As he reflected more about what she said, he finally realized what he wanted to say not only to the girl, but to all children:
Never apologize for being "just a kid." For you are the most important person in the world.
You are promise. You are possibility. You are hope when our hope has dimmed. You are joy when our hearts are heavy. In you, we see the world as we dream that it could be.
Remain excited when you see a leaf; it tells us there is still beauty in the small, when our eyes have gotten too focused on the great.
Play with each other on playgrounds; it shows us that all people of all backgrounds can meet each other with open hearts.
Keep talking to the dogs and the cats and the pigeons and the ducks; it reminds us that the spirit is present in all living things.

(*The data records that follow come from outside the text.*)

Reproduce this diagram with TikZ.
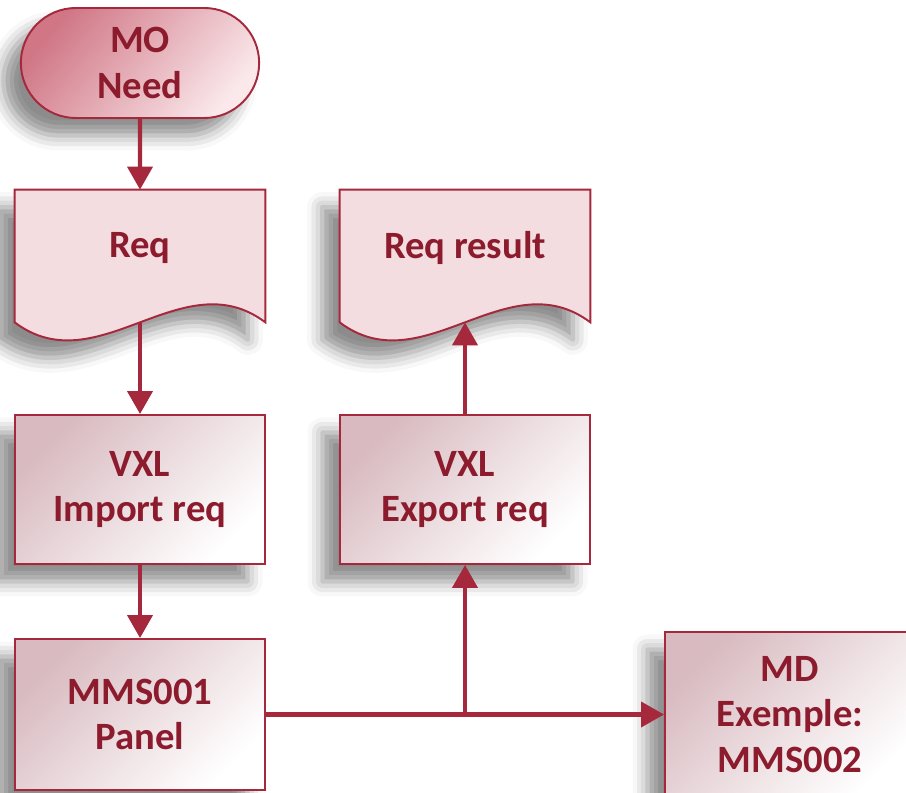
\documentclass[tikz,border=0pt]{standalone}
\usepackage{fontspec}
\setmainfont{Carlito}
\usetikzlibrary{shapes.misc, arrows.meta, shadows.blur, backgrounds}
\definecolor{linered}{RGB}{165,40,60}
\definecolor{textred}{RGB}{140,28,45}
\definecolor{docpink}{RGB}{243,221,224}
\definecolor{boxdark}{RGB}{216,186,192}
\definecolor{termdark}{RGB}{208,118,133}
\definecolor{termlight}{RGB}{250,232,235}
\tikzstyle{boxfont} = [text=textred, align=center, font=\fontsize{22}{25.9}\selectfont\bfseries]
\tikzstyle{softshadow} = [blur shadow={shadow xshift=-0.35cm, shadow yshift=-0.35cm, shadow blur radius=0.3cm, shadow opacity=45}]
\tikzstyle{termbox} = [rounded rectangle, minimum width=5cm, minimum height=2.2cm, draw=linered, line width=1.1pt, top color=termdark, bottom color=termlight, shading angle=50, softshadow, boxfont]
\tikzstyle{procbox} = [rectangle, minimum width=5cm, minimum height=2.98cm, draw=linered, line width=1.1pt, top color=boxdark, bottom color=white, shading angle=45, softshadow, boxfont]
\tikzstyle{docnode} = [rectangle, minimum width=5cm, minimum height=2.64cm, text depth=0.45cm, boxfont]
\tikzstyle{docline} = [draw=linered, line width=1.1pt, fill=docpink, softshadow]
\tikzstyle{arrow} = [draw=linered, line width=2.3pt, -{Triangle[length=0.46cm, width=0.5cm]}]

\begin{document}
\begin{tikzpicture}[node distance=4.5cm]
\useasboundingbox (0,0) rectangle (18.12,15.84);
\node (need) [termbox] at (2.8,14.58) {MO\\Need};
\node (req) [docnode, below of=need, yshift=0.64cm] {Req};
\node (import) [procbox, below of=req, yshift=-0.17cm] {VXL\\Import req};
\draw [arrow] (need) -- (req);
\draw [arrow] (req) -- (import);
\node (panel) [procbox, below of=import, minimum height=3.02cm] {MMS001\\Panel};
\draw [arrow] (import) -- (panel);
\node (export) [procbox, right of=import, xshift=2cm] {VXL\\Export req};
\node (result) [docnode, above of=export, yshift=0.17cm] {Req result};
\draw [arrow] (export) -- (result);
\node (md) [procbox, right of=panel, xshift=8.5cm, minimum height=3.3cm] {MD\\Exemple:\\MMS002};
\coordinate (split) at (export |- panel);
\draw [arrow] (panel) -- (md);
\draw [arrow] (split) -- (export);

\begin{scope}[on background layer]
\foreach \doc in {req, result}
  \path [docline] (\doc.south west) -- (\doc.north west) -- (\doc.north east) -- (\doc.south east)
    .. controls ([xshift=-1.66cm, yshift=1.25cm]\doc.south east) and ([xshift=1.66cm, yshift=-1.25cm]\doc.south west) .. (\doc.south west) -- cycle;
\end{scope}
\end{tikzpicture}
\end{document}
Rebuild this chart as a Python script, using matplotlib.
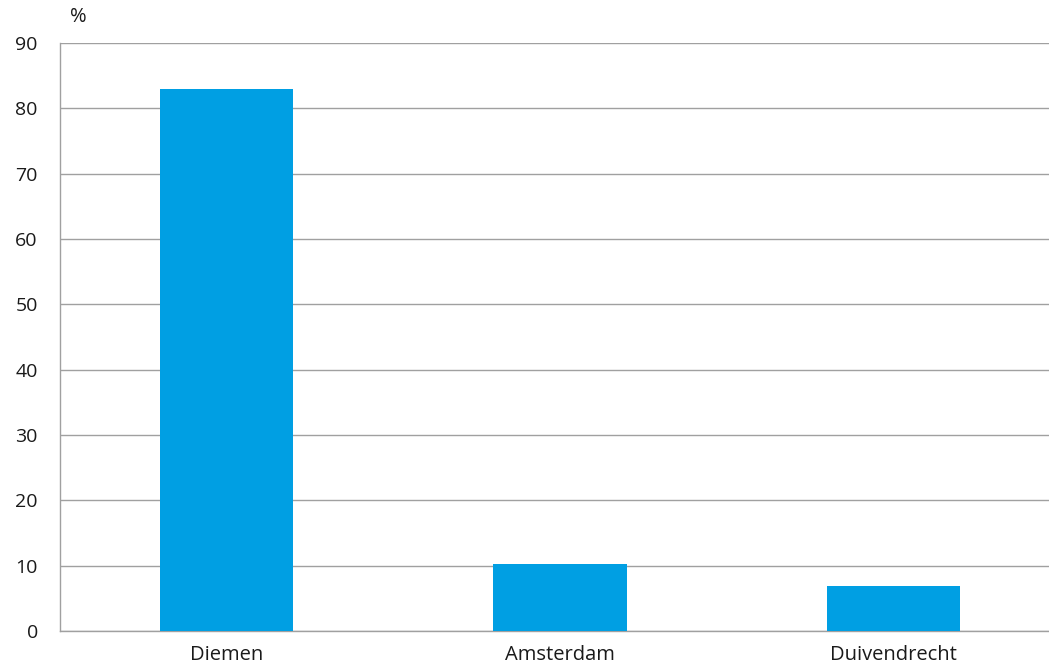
import matplotlib
matplotlib.use('Agg')
import matplotlib.pyplot as plt

matplotlib.rcParams['font.family'] = ['Open Sans', 'DejaVu Sans']

# data
categories = ['Diemen', 'Amsterdam', 'Duivendrecht']
values = [82.9, 10.2, 6.9]
yticks = [0, 10, 20, 30, 40, 50, 60, 70, 80, 90]

fig = plt.figure(figsize=(10.49, 6.65), dpi=100)
ax = fig.add_axes([60/1049, 1 - 631/665, 989/1049, 588/665])

x = range(len(categories))
ax.bar(x, values, width=0.4, color='#009fe3', zorder=3)

ax.set_xlim(-0.5, 2.466)
ax.set_ylim(0, 90)
ax.set_yticks(yticks)
ax.set_yticklabels([str(t) for t in yticks], fontsize=14, color='#1a1a1a')
ax.set_xticks(list(x))
ax.set_xticklabels(categories, fontsize=14.5, color='#1a1a1a')
ax.tick_params(axis='both', length=0)
ax.tick_params(axis='y', pad=16)
ax.tick_params(axis='x', pad=10)

ax.yaxis.grid(True, color='#a0a0a0', linewidth=1.0, zorder=0)
for s in ['top', 'right']:
    ax.spines[s].set_visible(False)
ax.spines['left'].set_color('#a0a0a0')
ax.spines['bottom'].set_color('#a0a0a0')
ax.spines['left'].set_linewidth(1.0)
ax.spines['bottom'].set_linewidth(1.0)

fig.text(78/1049, 1 - 17/665, '%', fontsize=14.5, ha='center', va='center', color='#1a1a1a')

plt.savefig('out.png', dpi=100)
plt.close()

Keep laughing and giggling when you are surprised and delighted; it offers our ears the music of grace.
Do whatever it is that your heart would have you do. Laugh, cry, stomp your feet in anger, dawdle in the morning, resist bedtime at night. Allow us to see how important the moment is to you, and to share, for an instant, the importance of that moment.
For you remind us what it means to be alive.
You command us to be strong, you remind us to be gentle.
In your eyes, we see the eyes of all children, and, for an instant, we understand what we have in common with all mothers and fathers at all times in all places on the earth.
No, never apologize for being "just a kid." For you are strong beyond your wildest imagining. Your goodnight kiss can stop an army; your tears can melt the hardest heart.
For you have the gift of innocence. You have the gift of dreams.
When we see you laughing and playing, our spirits take wing.
When we lift you and hold you, we are consecrating a world of hope.
He concluded with how he saw both of their roles:
For we each have our jobs, she and I. Mine is to hold her safe in unseen hands. Hers is to be a mirror to my dreams.